In Brussels for his first meeting with NATO defense ministers, Panetta pointed to this year’s war in Libya as an example of NATO’s vital role in responding to global military crises.
The 28-member alliance is close to concluding an air-and-sea campaign in Libya that saw Muammar Gaddafi overthrown without a NATO casualty.
However, NATO remains bogged down in a hugely expensive war in Afghanistan, where 10 years of Western fighting has failed to subdue a Taliban insurgency, and officials say the extra effort in Libya has exposed limits that must be addressed.
“After World War One, after World War Two, after Korea, after Vietnam, after the fall of the Iron Curtain, we made the mistake of hollowing out our forces.
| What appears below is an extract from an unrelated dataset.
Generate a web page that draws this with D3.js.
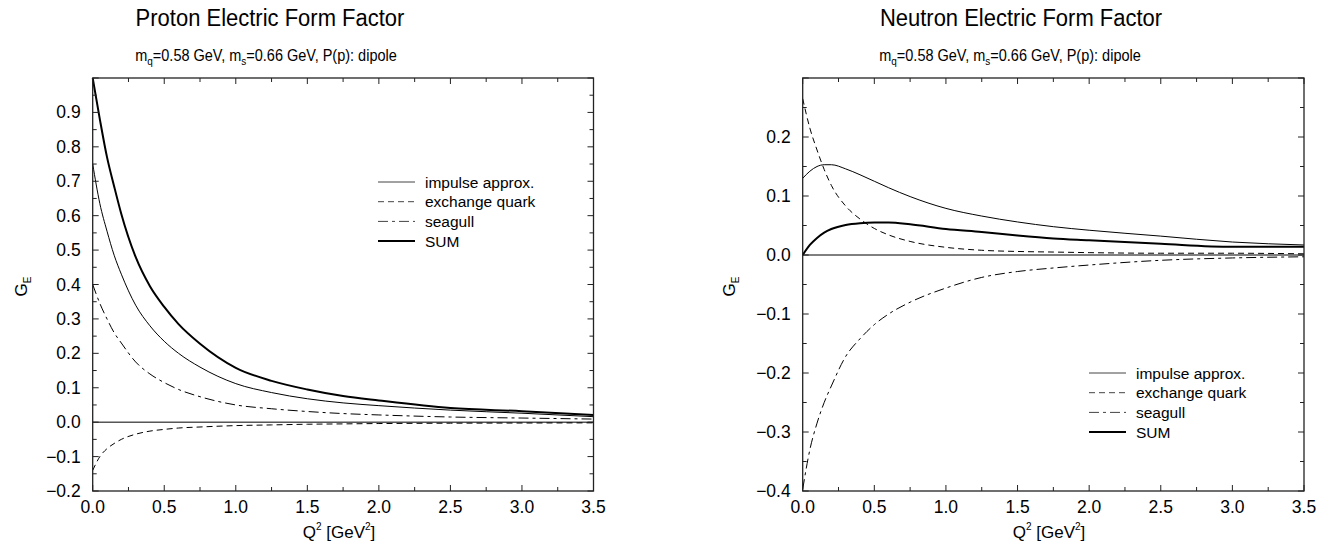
<!DOCTYPE html>
<html>
<head>
<meta charset="utf-8">
<script src="https://cdn.jsdelivr.net/npm/d3@7"></script>
<style>
  body { margin: 0; background: #fff; }
  svg { display: block; }
  text { font-family: Arial, "Liberation Sans", Helvetica, sans-serif; fill: #000; }
</style>
</head>
<body>
<svg id="chart" width="1328" height="546"></svg>
<script>
// ---------------- data ----------------
const q2 = [0, 0.05, 0.1, 0.15, 0.2, 0.3, 0.4, 0.5, 0.6, 0.75, 1.0, 1.25, 1.5, 1.75, 2.0, 2.5, 3.0, 3.5];

const protonImpulse  = [0.75, 0.635, 0.555, 0.485, 0.43, 0.34, 0.28, 0.235, 0.2, 0.16, 0.112, 0.086, 0.068, 0.056, 0.048, 0.035, 0.026, 0.016];
const protonExchange = [-0.14, -0.10, -0.077, -0.062, -0.05, -0.035, -0.026, -0.021, -0.017, -0.014, -0.01, -0.008, -0.006, -0.005, -0.004, -0.003, -0.0025, -0.002];
const protonSeagull  = [0.40, 0.345, 0.30, 0.26, 0.23, 0.175, 0.14, 0.115, 0.095, 0.074, 0.05, 0.039, 0.031, 0.025, 0.021, 0.015, 0.012, 0.009];
const protonSum      = [1.0, 0.88, 0.77, 0.685, 0.605, 0.48, 0.395, 0.335, 0.285, 0.228, 0.158, 0.12, 0.095, 0.076, 0.063, 0.041, 0.032, 0.021];

const neutronImpulse  = [0.13, 0.142, 0.15, 0.153, 0.153, 0.146, 0.136, 0.125, 0.114, 0.099, 0.079, 0.066, 0.056, 0.048, 0.042, 0.032, 0.022, 0.017];
const neutronExchange = [0.265, 0.215, 0.178, 0.145, 0.118, 0.083, 0.061, 0.045, 0.034, 0.023, 0.013, 0.008, 0.006, 0.005, 0.004, 0.003, 0.003, 0.002];
const neutronSeagull  = [-0.397, -0.33, -0.285, -0.25, -0.222, -0.172, -0.142, -0.118, -0.1, -0.08, -0.056, -0.038, -0.028, -0.022, -0.017, -0.009, -0.005, -0.003];
const neutronSum      = [0.0, 0.017, 0.029, 0.038, 0.044, 0.051, 0.054, 0.055, 0.055, 0.052, 0.044, 0.039, 0.033, 0.028, 0.025, 0.019, 0.014, 0.014];

const seriesNames = ["impulse approx.", "exchange quark", "seagull", "SUM"];
const xTickLabels = ["0.0", "0.5", "1.0", "1.5", "2.0", "2.5", "3.0", "3.5"];
const protonYTicks = [-0.2, -0.1, 0.0, 0.1, 0.2, 0.3, 0.4, 0.5, 0.6, 0.7, 0.8, 0.9];
const neutronYTicks = [-0.4, -0.3, -0.2, -0.1, 0.0, 0.1, 0.2];

// ---------------- styles ----------------
const lineStyles = [
  { width: 1, dash: null },
  { width: 1, dash: "6,4" },
  { width: 1, dash: "10,4,3,4" },
  { width: 2, dash: null }
];

const svg = d3.select("#chart");

function panel(cfg) {
  const x = d3.scaleLinear().domain([0, 3.5]).range([cfg.x0, cfg.x1]);
  const y = d3.scaleLinear().domain(cfg.yDomain).range([cfg.yBottom, cfg.yTop]);
  const g = svg.append("g");

  // curves
  const line = d3.line().x((d, i) => x(q2[i])).y(d => y(d)).curve(d3.curveMonotoneX);
  cfg.series.forEach((s, k) => {
    g.append("path")
      .attr("d", line(s))
      .attr("fill", "none")
      .attr("stroke", "#000")
      .attr("stroke-width", lineStyles[k].width)
      .attr("stroke-dasharray", lineStyles[k].dash);
  });

  // zero line
  g.append("line")
    .attr("x1", x(0)).attr("x2", x(3.5))
    .attr("y1", y(0)).attr("y2", y(0))
    .attr("stroke", "#000").attr("stroke-width", 1);

  // frame
  g.append("rect")
    .attr("x", cfg.x0).attr("y", cfg.yTop)
    .attr("width", cfg.x1 - cfg.x0).attr("height", cfg.yBottom - cfg.yTop)
    .attr("fill", "none").attr("stroke", "#222").attr("stroke-width", 1.3);

  // x ticks (inward, top and bottom)
  const xMajor = d3.range(0, 3.51, 0.5);
  const xMinor = d3.range(0.25, 3.5, 0.5);
  const tickG = g.append("g").attr("stroke", "#222").attr("stroke-width", 1);
  xMajor.forEach(v => {
    tickG.append("line").attr("x1", x(v)).attr("x2", x(v)).attr("y1", cfg.yBottom).attr("y2", cfg.yBottom - 6);
    tickG.append("line").attr("x1", x(v)).attr("x2", x(v)).attr("y1", cfg.yTop).attr("y2", cfg.yTop + 6);
  });
  xMinor.forEach(v => {
    tickG.append("line").attr("x1", x(v)).attr("x2", x(v)).attr("y1", cfg.yBottom).attr("y2", cfg.yBottom - 4);
    tickG.append("line").attr("x1", x(v)).attr("x2", x(v)).attr("y1", cfg.yTop).attr("y2", cfg.yTop + 4);
  });
  // y ticks
  const [ylo, yhi] = cfg.yDomain;
  const nMaj = Math.round((yhi - ylo) / 0.1);
  for (let i = 0; i <= nMaj; i++) {
    const v = ylo + i * 0.1;
    tickG.append("line").attr("x1", cfg.x0).attr("x2", cfg.x0 + 6).attr("y1", y(v)).attr("y2", y(v));
    tickG.append("line").attr("x1", cfg.x1).attr("x2", cfg.x1 - 6).attr("y1", y(v)).attr("y2", y(v));
    if (i < nMaj) {
      const m = v + 0.05;
      tickG.append("line").attr("x1", cfg.x0).attr("x2", cfg.x0 + 4).attr("y1", y(m)).attr("y2", y(m));
      tickG.append("line").attr("x1", cfg.x1).attr("x2", cfg.x1 - 4).attr("y1", y(m)).attr("y2", y(m));
    }
  }

  // tick labels
  xTickLabels.forEach(t => {
    g.append("text").attr("x", x(+t)).attr("y", cfg.yBottom + 22)
      .attr("text-anchor", "middle").attr("font-size", 17.5).text(t);
  });
  cfg.yTicks.forEach(v => {
    g.append("text").attr("x", cfg.x0 - 12).attr("y", y(v) + 6)
      .attr("text-anchor", "end").attr("font-size", 17.5).text(d3.format(".1f")(v));
  });

  // axis titles
  const xt = g.append("text").attr("x", cfg.xTitleX).attr("y", cfg.yBottom + 47)
    .attr("text-anchor", "middle").attr("font-size", 17);
  xt.append("tspan").text("Q");
  xt.append("tspan").attr("font-size", 10).attr("dy", -8).text("2");
  xt.append("tspan").attr("dy", 8).text(" [GeV");
  xt.append("tspan").attr("font-size", 10).attr("dy", -8).text("2");
  xt.append("tspan").attr("dy", 8).text("]");

  const yt = g.append("text")
    .attr("transform", `translate(${cfg.yTitleX},${(cfg.yTop + cfg.yBottom) / 2 + 2}) rotate(-90)`)
    .attr("text-anchor", "middle").attr("font-size", 17);
  yt.append("tspan").text("G");
  yt.append("tspan").attr("font-size", 10).attr("dy", 4).text("E");

  // titles (slightly tall lettering, as in the reference)
  g.append("text")
    .attr("transform", `translate(${cfg.titleX},26) scale(1,1.12)`)
    .attr("text-anchor", "middle").attr("font-size", 22).text(cfg.title);
  const st = g.append("text")
    .attr("transform", `translate(${cfg.subX},61) scale(1,1.08)`)
    .attr("text-anchor", "middle").attr("font-size", 14.5);
  st.append("tspan").text("m");
  st.append("tspan").attr("font-size", 10).attr("dy", 4).text("q");
  st.append("tspan").attr("dy", -4).text("=0.58 GeV, m");
  st.append("tspan").attr("font-size", 10).attr("dy", 4).text("s");
  st.append("tspan").attr("dy", -4).text("=0.66 GeV, P(p): dipole");

  // legend
  seriesNames.forEach((name, k) => {
    const ly = cfg.legendY + k * 19.7;
    g.append("line")
      .attr("x1", cfg.legendX).attr("x2", cfg.legendX + 37)
      .attr("y1", ly).attr("y2", ly)
      .attr("stroke", k === 3 ? "#000" : "#444")
      .attr("stroke-width", lineStyles[k].width)
      .attr("stroke-dasharray", lineStyles[k].dash);
    g.append("text").attr("x", cfg.legendX + 47).attr("y", ly + 5.5)
      .attr("font-size", 15.5).text(name);
  });
}

panel({
  x0: 92.7, x1: 593.5, yTop: 78, yBottom: 491, yDomain: [-0.2, 1.0],
  series: [protonImpulse, protonExchange, protonSeagull, protonSum],
  yTicks: protonYTicks,
  title: "Proton Electric Form Factor", titleX: 270, subX: 266,
  xTitleX: 339, yTitleX: 27,
  legendX: 378, legendY: 182
});

panel({
  x0: 802.7, x1: 1304, yTop: 78, yBottom: 491, yDomain: [-0.4, 0.3],
  series: [neutronImpulse, neutronExchange, neutronSeagull, neutronSum],
  yTicks: neutronYTicks,
  title: "Neutron Electric Form Factor", titleX: 1021, subX: 1010,
  xTitleX: 1049, yTitleX: 735,
  legendX: 1089, legendY: 373
});
</script>
</body>
</html>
That cannot happen again,” Panetta said in a speech before meeting his NATO counterparts.
“We need to use this moment to make the case for the need to invest in this alliance to ensure it remains relevant to the security challenges of the future.”
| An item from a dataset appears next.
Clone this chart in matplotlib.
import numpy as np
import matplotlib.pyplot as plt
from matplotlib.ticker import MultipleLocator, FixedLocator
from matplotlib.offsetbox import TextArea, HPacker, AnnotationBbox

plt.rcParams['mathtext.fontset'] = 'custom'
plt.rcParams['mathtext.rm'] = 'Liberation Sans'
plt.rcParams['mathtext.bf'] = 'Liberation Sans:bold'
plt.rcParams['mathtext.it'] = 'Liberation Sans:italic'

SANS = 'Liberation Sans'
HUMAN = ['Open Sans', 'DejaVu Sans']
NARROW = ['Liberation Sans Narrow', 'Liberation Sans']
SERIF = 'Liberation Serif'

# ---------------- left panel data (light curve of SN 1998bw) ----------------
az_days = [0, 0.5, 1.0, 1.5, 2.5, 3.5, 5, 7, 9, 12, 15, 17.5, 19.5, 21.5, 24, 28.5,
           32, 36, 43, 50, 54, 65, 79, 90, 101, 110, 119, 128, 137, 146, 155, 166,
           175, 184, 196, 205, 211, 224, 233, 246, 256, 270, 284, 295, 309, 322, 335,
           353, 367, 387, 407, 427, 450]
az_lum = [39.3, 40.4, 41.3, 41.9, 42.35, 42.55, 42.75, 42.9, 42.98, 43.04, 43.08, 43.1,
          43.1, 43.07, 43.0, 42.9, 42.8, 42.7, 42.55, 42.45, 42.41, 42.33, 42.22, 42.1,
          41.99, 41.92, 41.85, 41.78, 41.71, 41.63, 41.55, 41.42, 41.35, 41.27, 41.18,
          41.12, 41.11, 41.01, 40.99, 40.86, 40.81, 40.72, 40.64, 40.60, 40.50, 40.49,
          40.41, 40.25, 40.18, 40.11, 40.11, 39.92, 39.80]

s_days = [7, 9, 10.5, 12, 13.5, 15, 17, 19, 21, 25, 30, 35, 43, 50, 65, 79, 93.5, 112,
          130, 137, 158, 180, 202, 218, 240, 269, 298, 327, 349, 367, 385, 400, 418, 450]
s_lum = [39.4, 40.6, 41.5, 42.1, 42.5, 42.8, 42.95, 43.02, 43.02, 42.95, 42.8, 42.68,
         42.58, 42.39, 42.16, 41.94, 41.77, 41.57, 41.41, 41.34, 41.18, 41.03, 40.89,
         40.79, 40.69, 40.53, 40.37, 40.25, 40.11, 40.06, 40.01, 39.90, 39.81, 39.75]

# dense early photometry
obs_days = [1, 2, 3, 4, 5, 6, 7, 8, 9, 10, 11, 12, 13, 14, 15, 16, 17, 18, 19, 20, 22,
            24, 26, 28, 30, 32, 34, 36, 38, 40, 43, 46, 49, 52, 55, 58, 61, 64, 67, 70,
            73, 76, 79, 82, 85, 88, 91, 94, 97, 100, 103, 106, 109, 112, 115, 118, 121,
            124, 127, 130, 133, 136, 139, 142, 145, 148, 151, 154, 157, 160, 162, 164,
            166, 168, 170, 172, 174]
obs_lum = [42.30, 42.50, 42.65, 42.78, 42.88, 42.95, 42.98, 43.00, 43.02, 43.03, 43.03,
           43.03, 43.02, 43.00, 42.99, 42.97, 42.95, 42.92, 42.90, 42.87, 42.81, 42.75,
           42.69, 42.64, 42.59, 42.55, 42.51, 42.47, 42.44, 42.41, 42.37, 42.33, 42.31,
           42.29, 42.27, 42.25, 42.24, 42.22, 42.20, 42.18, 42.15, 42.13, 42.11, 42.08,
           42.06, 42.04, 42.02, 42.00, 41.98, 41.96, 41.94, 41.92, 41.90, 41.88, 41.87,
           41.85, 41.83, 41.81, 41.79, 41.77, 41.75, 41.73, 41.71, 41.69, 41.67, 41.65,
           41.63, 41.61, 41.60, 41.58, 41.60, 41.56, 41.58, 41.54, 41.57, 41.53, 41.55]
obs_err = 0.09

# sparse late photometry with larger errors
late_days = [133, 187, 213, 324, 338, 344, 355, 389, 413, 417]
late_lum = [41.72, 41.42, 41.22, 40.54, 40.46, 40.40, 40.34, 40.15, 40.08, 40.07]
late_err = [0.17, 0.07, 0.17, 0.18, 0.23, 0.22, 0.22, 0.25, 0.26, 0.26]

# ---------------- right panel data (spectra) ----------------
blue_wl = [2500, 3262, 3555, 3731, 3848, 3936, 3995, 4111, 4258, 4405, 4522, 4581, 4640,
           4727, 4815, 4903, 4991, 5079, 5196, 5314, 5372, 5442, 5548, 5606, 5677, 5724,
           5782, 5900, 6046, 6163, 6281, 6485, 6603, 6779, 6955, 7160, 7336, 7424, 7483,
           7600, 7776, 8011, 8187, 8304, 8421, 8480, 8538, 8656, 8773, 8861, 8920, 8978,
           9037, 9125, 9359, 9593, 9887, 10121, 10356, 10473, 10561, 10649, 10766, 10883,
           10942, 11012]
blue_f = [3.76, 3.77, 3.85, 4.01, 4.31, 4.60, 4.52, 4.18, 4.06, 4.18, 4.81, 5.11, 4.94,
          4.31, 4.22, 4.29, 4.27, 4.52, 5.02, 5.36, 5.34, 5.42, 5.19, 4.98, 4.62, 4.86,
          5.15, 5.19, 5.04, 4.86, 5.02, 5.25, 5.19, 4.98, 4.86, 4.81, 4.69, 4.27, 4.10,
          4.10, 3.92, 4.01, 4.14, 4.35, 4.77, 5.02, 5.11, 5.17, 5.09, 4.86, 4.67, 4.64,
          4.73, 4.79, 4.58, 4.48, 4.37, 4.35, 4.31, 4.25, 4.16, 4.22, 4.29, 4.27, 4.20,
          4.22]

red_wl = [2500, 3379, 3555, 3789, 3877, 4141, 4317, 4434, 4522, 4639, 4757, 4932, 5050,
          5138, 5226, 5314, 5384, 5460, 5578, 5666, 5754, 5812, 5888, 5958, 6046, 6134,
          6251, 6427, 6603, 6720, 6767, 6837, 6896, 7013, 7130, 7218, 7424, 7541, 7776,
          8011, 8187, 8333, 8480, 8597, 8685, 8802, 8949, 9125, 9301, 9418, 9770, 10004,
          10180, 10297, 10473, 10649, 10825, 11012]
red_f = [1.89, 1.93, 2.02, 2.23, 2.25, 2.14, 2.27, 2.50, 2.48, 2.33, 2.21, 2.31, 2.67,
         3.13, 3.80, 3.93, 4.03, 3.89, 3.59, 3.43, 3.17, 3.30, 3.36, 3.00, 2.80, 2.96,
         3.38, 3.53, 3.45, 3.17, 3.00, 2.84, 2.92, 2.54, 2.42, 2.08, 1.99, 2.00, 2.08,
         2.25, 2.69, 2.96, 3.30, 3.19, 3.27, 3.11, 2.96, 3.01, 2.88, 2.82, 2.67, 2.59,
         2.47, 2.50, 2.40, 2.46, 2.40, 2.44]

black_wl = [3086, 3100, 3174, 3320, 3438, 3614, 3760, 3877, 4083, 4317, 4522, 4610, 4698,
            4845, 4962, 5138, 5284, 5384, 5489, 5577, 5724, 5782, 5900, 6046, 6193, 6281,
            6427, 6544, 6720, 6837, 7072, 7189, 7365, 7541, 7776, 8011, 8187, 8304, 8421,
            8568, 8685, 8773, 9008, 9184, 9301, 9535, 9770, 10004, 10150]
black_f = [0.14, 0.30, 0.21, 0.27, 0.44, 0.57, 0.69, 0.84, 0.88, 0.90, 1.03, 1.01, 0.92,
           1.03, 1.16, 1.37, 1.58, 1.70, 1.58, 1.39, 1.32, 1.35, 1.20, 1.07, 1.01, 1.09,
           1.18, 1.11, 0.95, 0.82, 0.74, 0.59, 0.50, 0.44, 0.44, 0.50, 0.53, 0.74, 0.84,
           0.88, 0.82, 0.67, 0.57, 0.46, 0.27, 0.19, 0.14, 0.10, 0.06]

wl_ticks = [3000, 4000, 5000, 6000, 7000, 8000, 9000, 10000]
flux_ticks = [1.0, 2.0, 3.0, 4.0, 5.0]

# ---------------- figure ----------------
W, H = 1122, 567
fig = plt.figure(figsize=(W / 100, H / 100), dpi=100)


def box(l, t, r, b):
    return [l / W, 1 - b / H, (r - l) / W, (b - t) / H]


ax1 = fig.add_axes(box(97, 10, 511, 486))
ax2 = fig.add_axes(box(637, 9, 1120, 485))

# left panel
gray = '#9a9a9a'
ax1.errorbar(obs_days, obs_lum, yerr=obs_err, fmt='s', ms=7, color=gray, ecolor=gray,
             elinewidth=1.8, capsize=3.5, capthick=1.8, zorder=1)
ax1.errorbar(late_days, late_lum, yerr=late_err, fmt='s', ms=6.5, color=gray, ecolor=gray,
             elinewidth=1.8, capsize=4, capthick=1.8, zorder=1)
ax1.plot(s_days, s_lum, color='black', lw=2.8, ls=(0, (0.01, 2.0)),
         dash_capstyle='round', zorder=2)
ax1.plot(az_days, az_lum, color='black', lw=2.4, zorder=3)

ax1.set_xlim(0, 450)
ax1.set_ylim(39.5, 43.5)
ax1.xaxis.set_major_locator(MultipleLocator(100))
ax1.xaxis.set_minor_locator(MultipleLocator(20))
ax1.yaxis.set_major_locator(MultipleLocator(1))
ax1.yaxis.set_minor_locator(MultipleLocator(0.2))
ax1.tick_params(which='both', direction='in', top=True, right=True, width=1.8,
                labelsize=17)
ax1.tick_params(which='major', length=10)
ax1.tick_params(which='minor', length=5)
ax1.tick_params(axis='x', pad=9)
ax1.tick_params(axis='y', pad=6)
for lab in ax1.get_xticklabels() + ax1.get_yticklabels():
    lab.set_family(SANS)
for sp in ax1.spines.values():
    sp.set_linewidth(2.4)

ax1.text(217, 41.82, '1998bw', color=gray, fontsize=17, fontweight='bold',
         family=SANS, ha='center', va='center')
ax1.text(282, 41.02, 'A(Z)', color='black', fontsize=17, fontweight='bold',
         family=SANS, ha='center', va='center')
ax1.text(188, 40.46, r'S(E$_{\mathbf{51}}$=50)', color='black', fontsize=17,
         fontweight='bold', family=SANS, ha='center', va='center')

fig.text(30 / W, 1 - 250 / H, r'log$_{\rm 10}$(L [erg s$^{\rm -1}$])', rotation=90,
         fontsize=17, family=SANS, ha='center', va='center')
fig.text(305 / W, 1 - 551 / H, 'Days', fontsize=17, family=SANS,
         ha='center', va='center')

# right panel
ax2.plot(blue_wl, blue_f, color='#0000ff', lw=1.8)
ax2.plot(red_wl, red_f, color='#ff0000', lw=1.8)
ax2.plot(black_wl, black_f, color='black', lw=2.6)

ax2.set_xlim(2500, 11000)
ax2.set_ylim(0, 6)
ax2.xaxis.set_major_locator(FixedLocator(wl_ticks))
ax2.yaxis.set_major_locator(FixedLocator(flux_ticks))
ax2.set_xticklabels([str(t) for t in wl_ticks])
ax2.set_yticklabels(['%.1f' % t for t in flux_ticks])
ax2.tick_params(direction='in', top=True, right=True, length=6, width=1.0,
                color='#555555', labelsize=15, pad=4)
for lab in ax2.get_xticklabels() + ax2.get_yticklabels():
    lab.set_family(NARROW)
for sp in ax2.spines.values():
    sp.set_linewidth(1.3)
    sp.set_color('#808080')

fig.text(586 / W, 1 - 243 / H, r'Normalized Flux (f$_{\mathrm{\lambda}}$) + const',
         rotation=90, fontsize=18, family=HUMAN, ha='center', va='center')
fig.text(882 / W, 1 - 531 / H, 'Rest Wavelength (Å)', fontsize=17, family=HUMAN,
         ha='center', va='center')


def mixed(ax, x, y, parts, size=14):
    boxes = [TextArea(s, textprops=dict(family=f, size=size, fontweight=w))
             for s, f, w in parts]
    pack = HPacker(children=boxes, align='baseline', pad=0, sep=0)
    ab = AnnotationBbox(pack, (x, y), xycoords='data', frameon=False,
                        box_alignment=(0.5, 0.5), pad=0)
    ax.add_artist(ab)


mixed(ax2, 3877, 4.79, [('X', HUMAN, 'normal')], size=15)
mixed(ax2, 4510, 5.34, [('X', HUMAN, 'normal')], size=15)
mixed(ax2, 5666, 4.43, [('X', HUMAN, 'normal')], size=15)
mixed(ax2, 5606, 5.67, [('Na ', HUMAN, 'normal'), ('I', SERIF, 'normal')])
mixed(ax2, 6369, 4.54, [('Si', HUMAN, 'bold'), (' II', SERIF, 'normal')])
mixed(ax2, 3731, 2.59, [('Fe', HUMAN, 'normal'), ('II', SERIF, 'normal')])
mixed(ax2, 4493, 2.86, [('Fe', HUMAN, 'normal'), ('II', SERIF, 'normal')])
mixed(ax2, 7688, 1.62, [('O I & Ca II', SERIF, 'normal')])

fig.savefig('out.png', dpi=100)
NATO Secretary-General Anders Fogh Rasmussen called on NATO ministers to identify ahead of an alliance summit in Chicago in May projects in which they can cooperate to make best use of resources at a time of economic austerity.
“To remain indispensable, we need to respond quickly and effectively to new challenges. And we need have access to the full range of capabilities,” he told ministers.
Rasmussen said Libya had shown shortcomings among non-U.S. allies in areas such as unmanned surveillance drones, intelligence gathering and air-to-air refueling.
“It is vital that the capacity of this type are available more broadly within our alliance. And in times of austerity, it is necessary that we get a better return for the money we spend on defense,” he said.
Rasmussen says his vision of “Smart Defense” means “spending more effectively.” However, the bid to cut duplication and waste faces foot-dragging by governments anxious to protect domestic defense industries.
German Defence Minister Thomas de Maiziere said NATO had to deal with the fact it was facing new security challenges at a time when defense budgets were stagnant or shrinking.
“It won’t be possible for us to compensate for what the Americans can no longer afford for our security,” he said. “We have to concentrate on what is really necessary.
“The challenge, as difficult as it may sound, is to become smaller but more effective. It’s also about a new form of burden sharing, but not by pushing forward and backward between the U.S. and Europe, but by joint projects.”
The United States, which spends far more on defense than its NATO allies combined, faces the prospect of having to cut its spending by as much as $1 trillion over 10 years.
So far, U.S. President Barack Obama and Congress have approved $350 billion in cuts to national security spending. If a Congressional “super committee” fails to reach a deficit deal by the year-end, automatic across-the-board cuts could take another $600 billion from that budget.
This has raised questions about some expensive existing cooperative projects, such as a U.S.-led missile defense initiative based in Europe. Some in the U.S. Congress want more cuts in the 79,000 U.S. military personnel in Europe.
Panetta said the cuts could be “devastating to our national security and to yours as well.”
A senior NATO diplomat warned this week that the “time in which Europe could rely on the United States to do everything; that era, if it ever existed, now is clearly coming to a close.
“That is why it’s so important that we begin a serious discussion about how we can meet our core requirements.”
Among the joint NATO projects the United States is particularly keen to see progress this week is Alliance Ground Surveillance, a system that will employ drones to provide a picture of ground conditions from high altitude.
The project, to which 13 countries have committed, would be based around the Global Hawk RQ-4B drone produced by U.S. firm Northrop Grumman. However it has been under discussion for a decade and NATO states have yet to agree how to jointly fund its operation, maintenance and support.